Midsummer in Scandinavia
“Make hay while the sun shines.”
The phrase always had a lascivious ring to it for me. It suggested someone trying to get away with something. It suggested slyness, a taking advantage, yes, well, that kind of advantage.
Until I went to Finland and found out what it really meant.
You can’t make hay in the rain. If you do, the hay will rot.
But hay is a natural thing, isn’t it? It’s not manufactured or processed, or mixed up in a factory. How can it be made?
Making hay refers to the cutting, drying and then collecting of the hay into ricks, stacks, bales or rolls and then the getting of it into your barn (or the covering of it up outside) so that your animals have something to eat over the winter. On a dairy farm, for example, it’s very important to make as much hay as you can.
“You don’t have to come out to the fields with us,” my Finnish hostess said to me on the morning of the first day of making the stacks, “It’s very hard work. Especially,” she looked at me meaningfully, “when you’re not used to hard work.” I had just arrived on her dairy farm a few weeks before fresh from Greenwich Village.
I don’t know if she was trying to apply reverse psychology, or if she really didn’t think I should come out to the fields with them, but the effect of her words upon me was that ten minutes later I was marching grimly out into a stubbly hay field with a pitchfork in my hand along with all the neighbors who had materialized from out of nowhere that morning to help us get the hay in.
You stab the pitchfork into the dry, mown hay. You lift a huge forkful of it up over the central pole of the stack and bring it carefully down. You place a stick in a small hole half-way up the pole to hold the lowest hay in place and then finish the stack. The last forkfuls you have to lift way up over your head and down onto the top of the pole. You grunt a lot when you are doing this.
With gritted teeth, I worked through to the mid-morning coffee and cake that was brought out to us in the fields. Then, I worked through to dinner, an enormous meal of meat and potatoes and bread. Then through to three o’clock blueberry tarts and coffee. I realized you can eat like a pig doing this kind of work and not worry about calories. I was looking forward to eating another heavy meal at supper.
When I limped in out of the fields at around five o’clock, I had a deep green blister on the underside of one of my feet. I hadn’t known blisters could be that color. Also, on the hand that had taken the weight of the pitchfork, I had four enormous balloons full of fluid. The skin on my shoulders and back felt like industrial-grade sandpaper from the sun burn I had gotten despite applying cream. And in the morning, my shoulders ached as if I’d been out lifting boulders all day.
But guess what? I stabbed, drained and taped up all the blisters. I put a shirt on over the burn and worked through the stiffness the next day, and the day after that until the hay was all in stacks, stacks which draped themselves over the summer fields like emerald necklaces.

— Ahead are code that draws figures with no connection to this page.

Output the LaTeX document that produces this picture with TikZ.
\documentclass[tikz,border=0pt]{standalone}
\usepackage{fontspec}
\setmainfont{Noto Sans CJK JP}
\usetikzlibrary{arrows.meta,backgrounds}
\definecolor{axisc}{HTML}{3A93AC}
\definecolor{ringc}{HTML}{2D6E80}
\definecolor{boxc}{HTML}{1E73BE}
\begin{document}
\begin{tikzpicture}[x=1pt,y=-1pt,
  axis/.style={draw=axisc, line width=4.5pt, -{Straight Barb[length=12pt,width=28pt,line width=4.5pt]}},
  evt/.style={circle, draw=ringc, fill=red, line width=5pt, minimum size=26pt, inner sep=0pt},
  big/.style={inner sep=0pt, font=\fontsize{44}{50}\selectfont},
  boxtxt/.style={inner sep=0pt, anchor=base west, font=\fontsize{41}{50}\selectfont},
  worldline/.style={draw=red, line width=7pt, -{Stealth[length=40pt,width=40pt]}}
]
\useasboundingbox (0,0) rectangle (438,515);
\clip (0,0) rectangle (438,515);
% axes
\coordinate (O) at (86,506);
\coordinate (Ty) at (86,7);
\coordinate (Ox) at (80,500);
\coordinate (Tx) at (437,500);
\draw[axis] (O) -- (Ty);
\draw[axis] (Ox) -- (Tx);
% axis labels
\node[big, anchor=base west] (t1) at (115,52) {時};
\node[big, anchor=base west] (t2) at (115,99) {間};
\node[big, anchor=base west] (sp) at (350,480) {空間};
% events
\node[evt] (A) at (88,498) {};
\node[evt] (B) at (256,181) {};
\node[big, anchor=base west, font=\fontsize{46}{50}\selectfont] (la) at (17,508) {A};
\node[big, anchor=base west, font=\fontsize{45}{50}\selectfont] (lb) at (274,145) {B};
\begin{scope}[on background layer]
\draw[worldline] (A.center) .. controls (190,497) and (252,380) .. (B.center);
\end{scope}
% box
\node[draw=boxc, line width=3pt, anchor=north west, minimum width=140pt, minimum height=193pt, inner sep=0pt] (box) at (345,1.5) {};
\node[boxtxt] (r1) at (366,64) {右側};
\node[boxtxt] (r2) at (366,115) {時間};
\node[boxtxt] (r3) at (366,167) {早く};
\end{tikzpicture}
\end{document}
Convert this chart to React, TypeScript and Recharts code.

Another thing I liked about making hay was the people. I was particularly struck with how they would just turn up. “But how do they know what day we’re going to make hay when you don’t call them to tell them?” I asked my hostess.
She looked at me in pity. “We all know when each other’s hay is ready.”
“But wouldn’t it be easier if they called to tell you they were coming? So you could plan?”
“Called to tell me?” she was scandalized, “tell me that they’re coming? Maybe they do that in Sweden.”
(Just for the record, any friends of mine who are reading this, I prefer if you call to tell me before you come.)
But I still remember the people who didn’t. And no matter how many years my life takes me away from my time on that Finnish farm, I still consider the months of June and July hay-making time. And I remember working in a hot Finnish field under a clear blue sky, sweaty, aching, mouth full of hayseed, but connected both to nature and to the people around me in a way I had never been before and have probably not achieved again since.
Make hay while the sun shines, for you never know, tomorrow it might rain.